• [AIM OF THE TASK]: Copy the data below exactly.

• [DATASET EXTRACT]:
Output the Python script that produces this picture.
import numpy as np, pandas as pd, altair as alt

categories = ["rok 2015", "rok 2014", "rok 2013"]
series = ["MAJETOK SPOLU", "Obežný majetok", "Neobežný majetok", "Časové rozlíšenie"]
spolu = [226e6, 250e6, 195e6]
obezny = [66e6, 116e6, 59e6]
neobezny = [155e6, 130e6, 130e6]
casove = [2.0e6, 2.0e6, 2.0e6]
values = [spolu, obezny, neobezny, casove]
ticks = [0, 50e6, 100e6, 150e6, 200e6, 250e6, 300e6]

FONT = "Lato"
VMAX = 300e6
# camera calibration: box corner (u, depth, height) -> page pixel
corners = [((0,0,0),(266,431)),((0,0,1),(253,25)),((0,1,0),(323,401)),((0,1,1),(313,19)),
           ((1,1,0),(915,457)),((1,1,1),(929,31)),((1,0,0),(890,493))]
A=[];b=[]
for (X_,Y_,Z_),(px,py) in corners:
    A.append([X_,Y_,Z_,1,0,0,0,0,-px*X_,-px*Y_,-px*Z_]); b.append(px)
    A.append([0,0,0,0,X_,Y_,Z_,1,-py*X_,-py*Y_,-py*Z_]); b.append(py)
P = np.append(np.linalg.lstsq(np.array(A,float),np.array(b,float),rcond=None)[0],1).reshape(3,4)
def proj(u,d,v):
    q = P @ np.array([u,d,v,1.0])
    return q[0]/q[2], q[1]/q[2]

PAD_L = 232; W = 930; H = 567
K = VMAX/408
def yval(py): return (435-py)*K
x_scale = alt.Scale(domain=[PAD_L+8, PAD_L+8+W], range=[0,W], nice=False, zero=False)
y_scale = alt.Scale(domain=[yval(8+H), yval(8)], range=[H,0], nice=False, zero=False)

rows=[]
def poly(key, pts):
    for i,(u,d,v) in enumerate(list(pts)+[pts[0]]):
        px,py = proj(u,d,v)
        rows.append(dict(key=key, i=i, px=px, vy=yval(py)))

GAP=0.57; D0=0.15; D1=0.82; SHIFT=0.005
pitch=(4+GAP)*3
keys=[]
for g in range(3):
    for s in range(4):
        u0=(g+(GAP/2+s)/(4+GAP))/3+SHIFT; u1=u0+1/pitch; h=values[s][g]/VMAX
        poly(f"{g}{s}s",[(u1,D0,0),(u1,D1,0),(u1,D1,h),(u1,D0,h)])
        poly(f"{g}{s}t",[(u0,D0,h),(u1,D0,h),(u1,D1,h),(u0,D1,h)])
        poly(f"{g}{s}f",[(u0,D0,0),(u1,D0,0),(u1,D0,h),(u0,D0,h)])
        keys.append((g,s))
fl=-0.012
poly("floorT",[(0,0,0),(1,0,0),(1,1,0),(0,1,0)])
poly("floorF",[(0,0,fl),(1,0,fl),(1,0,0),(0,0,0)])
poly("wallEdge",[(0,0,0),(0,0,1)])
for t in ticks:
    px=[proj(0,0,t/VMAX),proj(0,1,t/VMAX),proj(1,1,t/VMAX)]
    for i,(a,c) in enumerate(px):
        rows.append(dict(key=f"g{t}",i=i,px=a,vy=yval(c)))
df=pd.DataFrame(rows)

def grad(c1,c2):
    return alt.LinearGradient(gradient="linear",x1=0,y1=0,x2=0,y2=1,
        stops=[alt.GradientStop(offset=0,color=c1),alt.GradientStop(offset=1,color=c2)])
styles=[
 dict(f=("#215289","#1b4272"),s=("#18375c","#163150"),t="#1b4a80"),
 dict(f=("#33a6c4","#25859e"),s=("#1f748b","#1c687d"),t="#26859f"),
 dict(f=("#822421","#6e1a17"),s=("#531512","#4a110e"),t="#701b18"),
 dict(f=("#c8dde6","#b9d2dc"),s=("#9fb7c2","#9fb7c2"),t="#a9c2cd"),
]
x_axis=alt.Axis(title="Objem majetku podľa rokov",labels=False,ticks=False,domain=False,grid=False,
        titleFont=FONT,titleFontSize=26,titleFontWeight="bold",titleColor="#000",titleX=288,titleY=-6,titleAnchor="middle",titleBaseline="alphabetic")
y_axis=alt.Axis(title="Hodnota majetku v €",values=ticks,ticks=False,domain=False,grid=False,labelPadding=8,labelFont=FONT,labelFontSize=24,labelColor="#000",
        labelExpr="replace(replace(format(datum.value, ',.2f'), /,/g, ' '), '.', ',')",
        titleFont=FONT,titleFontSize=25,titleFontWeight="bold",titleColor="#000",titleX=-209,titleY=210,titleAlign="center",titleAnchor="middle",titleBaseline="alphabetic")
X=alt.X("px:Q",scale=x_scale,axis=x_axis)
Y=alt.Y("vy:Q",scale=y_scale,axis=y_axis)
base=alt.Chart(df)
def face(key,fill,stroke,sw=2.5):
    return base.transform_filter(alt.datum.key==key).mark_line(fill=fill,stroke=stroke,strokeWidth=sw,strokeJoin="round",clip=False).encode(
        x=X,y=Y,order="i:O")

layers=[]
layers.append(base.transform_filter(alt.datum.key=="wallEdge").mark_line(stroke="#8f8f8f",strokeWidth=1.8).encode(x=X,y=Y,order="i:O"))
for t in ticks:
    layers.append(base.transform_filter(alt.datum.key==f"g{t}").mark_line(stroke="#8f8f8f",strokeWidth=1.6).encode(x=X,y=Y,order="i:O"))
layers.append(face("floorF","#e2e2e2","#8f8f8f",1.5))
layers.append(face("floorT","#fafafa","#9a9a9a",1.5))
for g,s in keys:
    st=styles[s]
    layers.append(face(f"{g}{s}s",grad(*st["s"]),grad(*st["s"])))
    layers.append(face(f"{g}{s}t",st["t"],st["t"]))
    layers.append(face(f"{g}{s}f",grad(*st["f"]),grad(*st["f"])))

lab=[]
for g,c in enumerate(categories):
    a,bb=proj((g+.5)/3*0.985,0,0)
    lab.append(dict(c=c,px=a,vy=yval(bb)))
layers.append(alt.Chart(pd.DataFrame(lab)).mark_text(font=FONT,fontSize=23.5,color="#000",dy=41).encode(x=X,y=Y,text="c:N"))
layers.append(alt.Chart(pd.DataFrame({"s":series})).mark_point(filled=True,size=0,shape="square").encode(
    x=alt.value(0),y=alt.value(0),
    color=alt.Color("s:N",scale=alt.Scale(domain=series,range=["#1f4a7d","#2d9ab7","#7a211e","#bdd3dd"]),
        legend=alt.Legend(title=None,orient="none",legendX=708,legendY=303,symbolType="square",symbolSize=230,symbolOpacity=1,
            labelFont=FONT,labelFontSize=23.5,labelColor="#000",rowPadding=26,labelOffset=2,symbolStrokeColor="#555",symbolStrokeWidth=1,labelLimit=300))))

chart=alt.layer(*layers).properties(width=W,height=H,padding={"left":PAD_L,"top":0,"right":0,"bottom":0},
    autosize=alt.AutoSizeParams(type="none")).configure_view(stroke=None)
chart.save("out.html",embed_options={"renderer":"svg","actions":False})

• [FULL SOLUTION]:
Output the Python script that produces this picture.
import numpy as np, pandas as pd, altair as alt

categories = ["rok 2015", "rok 2014", "rok 2013"]
series = ["MAJETOK SPOLU", "Obežný majetok", "Neobežný majetok", "Časové rozlíšenie"]
spolu = [226e6, 250e6, 195e6]
obezny = [66e6, 116e6, 59e6]
neobezny = [155e6, 130e6, 130e6]
casove = [2.0e6, 2.0e6, 2.0e6]
values = [spolu, obezny, neobezny, casove]
ticks = [0, 50e6, 100e6, 150e6, 200e6, 250e6, 300e6]

FONT = "Lato"
VMAX = 300e6
# camera calibration: box corner (u, depth, height) -> page pixel
corners = [((0,0,0),(266,431)),((0,0,1),(253,25)),((0,1,0),(323,401)),((0,1,1),(313,19)),
           ((1,1,0),(915,457)),((1,1,1),(929,31)),((1,0,0),(890,493))]
A=[];b=[]
for (X_,Y_,Z_),(px,py) in corners:
    A.append([X_,Y_,Z_,1,0,0,0,0,-px*X_,-px*Y_,-px*Z_]); b.append(px)
    A.append([0,0,0,0,X_,Y_,Z_,1,-py*X_,-py*Y_,-py*Z_]); b.append(py)
P = np.append(np.linalg.lstsq(np.array(A,float),np.array(b,float),rcond=None)[0],1).reshape(3,4)
def proj(u,d,v):
    q = P @ np.array([u,d,v,1.0])
    return q[0]/q[2], q[1]/q[2]

PAD_L = 232; W = 930; H = 567
K = VMAX/408
def yval(py): return (435-py)*K
x_scale = alt.Scale(domain=[PAD_L+8, PAD_L+8+W], range=[0,W], nice=False, zero=False)
y_scale = alt.Scale(domain=[yval(8+H), yval(8)], range=[H,0], nice=False, zero=False)

rows=[]
def poly(key, pts):
    for i,(u,d,v) in enumerate(list(pts)+[pts[0]]):
        px,py = proj(u,d,v)
        rows.append(dict(key=key, i=i, px=px, vy=yval(py)))

GAP=0.57; D0=0.15; D1=0.82; SHIFT=0.005
pitch=(4+GAP)*3
keys=[]
for g in range(3):
    for s in range(4):
        u0=(g+(GAP/2+s)/(4+GAP))/3+SHIFT; u1=u0+1/pitch; h=values[s][g]/VMAX
        poly(f"{g}{s}s",[(u1,D0,0),(u1,D1,0),(u1,D1,h),(u1,D0,h)])
        poly(f"{g}{s}t",[(u0,D0,h),(u1,D0,h),(u1,D1,h),(u0,D1,h)])
        poly(f"{g}{s}f",[(u0,D0,0),(u1,D0,0),(u1,D0,h),(u0,D0,h)])
        keys.append((g,s))
fl=-0.012
poly("floorT",[(0,0,0),(1,0,0),(1,1,0),(0,1,0)])
poly("floorF",[(0,0,fl),(1,0,fl),(1,0,0),(0,0,0)])
poly("wallEdge",[(0,0,0),(0,0,1)])
for t in ticks:
    px=[proj(0,0,t/VMAX),proj(0,1,t/VMAX),proj(1,1,t/VMAX)]
    for i,(a,c) in enumerate(px):
        rows.append(dict(key=f"g{t}",i=i,px=a,vy=yval(c)))
df=pd.DataFrame(rows)

def grad(c1,c2):
    return alt.LinearGradient(gradient="linear",x1=0,y1=0,x2=0,y2=1,
        stops=[alt.GradientStop(offset=0,color=c1),alt.GradientStop(offset=1,color=c2)])
styles=[
 dict(f=("#215289","#1b4272"),s=("#18375c","#163150"),t="#1b4a80"),
 dict(f=("#33a6c4","#25859e"),s=("#1f748b","#1c687d"),t="#26859f"),
 dict(f=("#822421","#6e1a17"),s=("#531512","#4a110e"),t="#701b18"),
 dict(f=("#c8dde6","#b9d2dc"),s=("#9fb7c2","#9fb7c2"),t="#a9c2cd"),
]
x_axis=alt.Axis(title="Objem majetku podľa rokov",labels=False,ticks=False,domain=False,grid=False,
        titleFont=FONT,titleFontSize=26,titleFontWeight="bold",titleColor="#000",titleX=288,titleY=-6,titleAnchor="middle",titleBaseline="alphabetic")
y_axis=alt.Axis(title="Hodnota majetku v €",values=ticks,ticks=False,domain=False,grid=False,labelPadding=8,labelFont=FONT,labelFontSize=24,labelColor="#000",
        labelExpr="replace(replace(format(datum.value, ',.2f'), /,/g, ' '), '.', ',')",
        titleFont=FONT,titleFontSize=25,titleFontWeight="bold",titleColor="#000",titleX=-209,titleY=210,titleAlign="center",titleAnchor="middle",titleBaseline="alphabetic")
X=alt.X("px:Q",scale=x_scale,axis=x_axis)
Y=alt.Y("vy:Q",scale=y_scale,axis=y_axis)
base=alt.Chart(df)
def face(key,fill,stroke,sw=2.5):
    return base.transform_filter(alt.datum.key==key).mark_line(fill=fill,stroke=stroke,strokeWidth=sw,strokeJoin="round",clip=False).encode(
        x=X,y=Y,order="i:O")

layers=[]
layers.append(base.transform_filter(alt.datum.key=="wallEdge").mark_line(stroke="#8f8f8f",strokeWidth=1.8).encode(x=X,y=Y,order="i:O"))
for t in ticks:
    layers.append(base.transform_filter(alt.datum.key==f"g{t}").mark_line(stroke="#8f8f8f",strokeWidth=1.6).encode(x=X,y=Y,order="i:O"))
layers.append(face("floorF","#e2e2e2","#8f8f8f",1.5))
layers.append(face("floorT","#fafafa","#9a9a9a",1.5))
for g,s in keys:
    st=styles[s]
    layers.append(face(f"{g}{s}s",grad(*st["s"]),grad(*st["s"])))
    layers.append(face(f"{g}{s}t",st["t"],st["t"]))
    layers.append(face(f"{g}{s}f",grad(*st["f"]),grad(*st["f"])))

lab=[]
for g,c in enumerate(categories):
    a,bb=proj((g+.5)/3*0.985,0,0)
    lab.append(dict(c=c,px=a,vy=yval(bb)))
layers.append(alt.Chart(pd.DataFrame(lab)).mark_text(font=FONT,fontSize=23.5,color="#000",dy=41).encode(x=X,y=Y,text="c:N"))
layers.append(alt.Chart(pd.DataFrame({"s":series})).mark_point(filled=True,size=0,shape="square").encode(
    x=alt.value(0),y=alt.value(0),
    color=alt.Color("s:N",scale=alt.Scale(domain=series,range=["#1f4a7d","#2d9ab7","#7a211e","#bdd3dd"]),
        legend=alt.Legend(title=None,orient="none",legendX=708,legendY=303,symbolType="square",symbolSize=230,symbolOpacity=1,
            labelFont=FONT,labelFontSize=23.5,labelColor="#000",rowPadding=26,labelOffset=2,symbolStrokeColor="#555",symbolStrokeWidth=1,labelLimit=300))))

chart=alt.layer(*layers).properties(width=W,height=H,padding={"left":PAD_L,"top":0,"right":0,"bottom":0},
    autosize=alt.AutoSizeParams(type="none")).configure_view(stroke=None)
chart.save("out.html",embed_options={"renderer":"svg","actions":False})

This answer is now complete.